A Survey on Knowledge Graph Structure and Knowledge Graph Embeddings Authors
https://arxiv.org/pdf/2412.10092
Abstract: Knowledge Graphs (KGs) and their machine learning counterpart, Knowledge Graph Embedding Models (KGEMs), have seen ever-increasing use in a wide variety of academic and applied settings. In particular, KGEMs are typically applied to KGs to solve the link prediction task; i.e. to predict new facts in the domain of a KG based on existing, observed facts. While this approach has been shown substantial power in many end-use cases, it remains incompletely characterised in terms of how KGEMs react differently to KG structure. This is of particular concern in light of recent studies showing that KG structure can be a significant source of bias as well as partially determinant of overall KGEM performance. This paper seeks to address this gap in the state-of-the-art.

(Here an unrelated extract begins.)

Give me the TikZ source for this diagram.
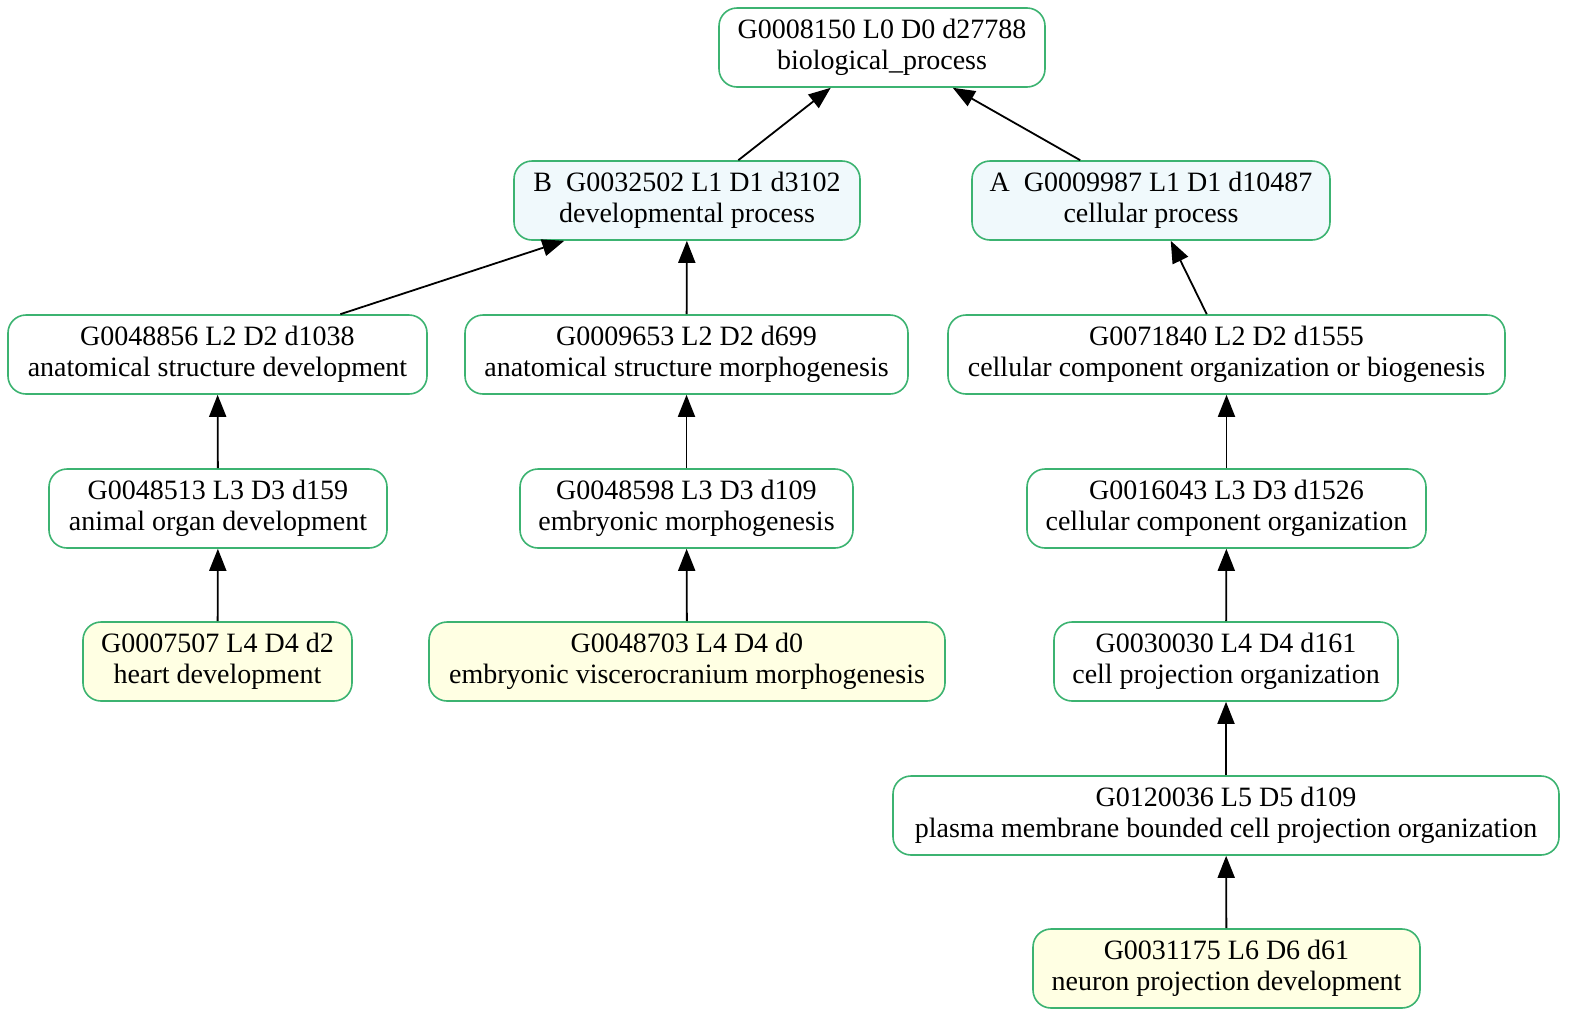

This paper provides, to the authors' knowledge, the first comprehensive survey exploring established relationships of Knowledge Graph Embedding Models and Graph structure in the literature. It is the hope of the authors that this work will inspire further studies in this area, and contribute to a more holistic understanding of KGs, KGEMs, and the link prediction task.
Extending TWIG: Zero-Shot Predictive Hyperparameter Selection for KGEs based on Graph Structure
https://arxiv.org/pdf/2412.14801?
Abstract: Knowledge Graphs (KGs) have seen increasing use across various domains -- from biomedicine and linguistics to general knowledge modelling. In order to facilitate the analysis of knowledge graphs, Knowledge Graph Embeddings (KGEs) have been developed to automatically analyse KGs and predict new facts based on the information in a KG, a task called 'link prediction'. Many existing studies have documented that the structure of a KG, KGE model components, and KGE hyperparameters can significantly change how well KGEs perform and what relationships they are able to learn. Recently, the Topologically-Weighted Intelligence Generation (TWIG) model has been proposed as a solution to modelling how each of these elements relate. In this work, we extend the previous research on TWIG and evaluate its ability to simulate the output of the KGE model ComplEx in the cross-KG setting. Our results are twofold. First, TWIG is able to summarise KGE performance on a wide range of hyperparameter settings and KGs being learned, suggesting that it represents a general knowledge of how to predict KGE performance from KG structure. Second, we show that TWIG can successfully predict hyperparameter performance on unseen KGs in the zero-shot setting. This second observation leads us to propose that, with additional research, optimal hyperparameter selection for KGE models could be determined in a pre-hoc manner using TWIG-like methods, rather than by using a full hyperparameter search.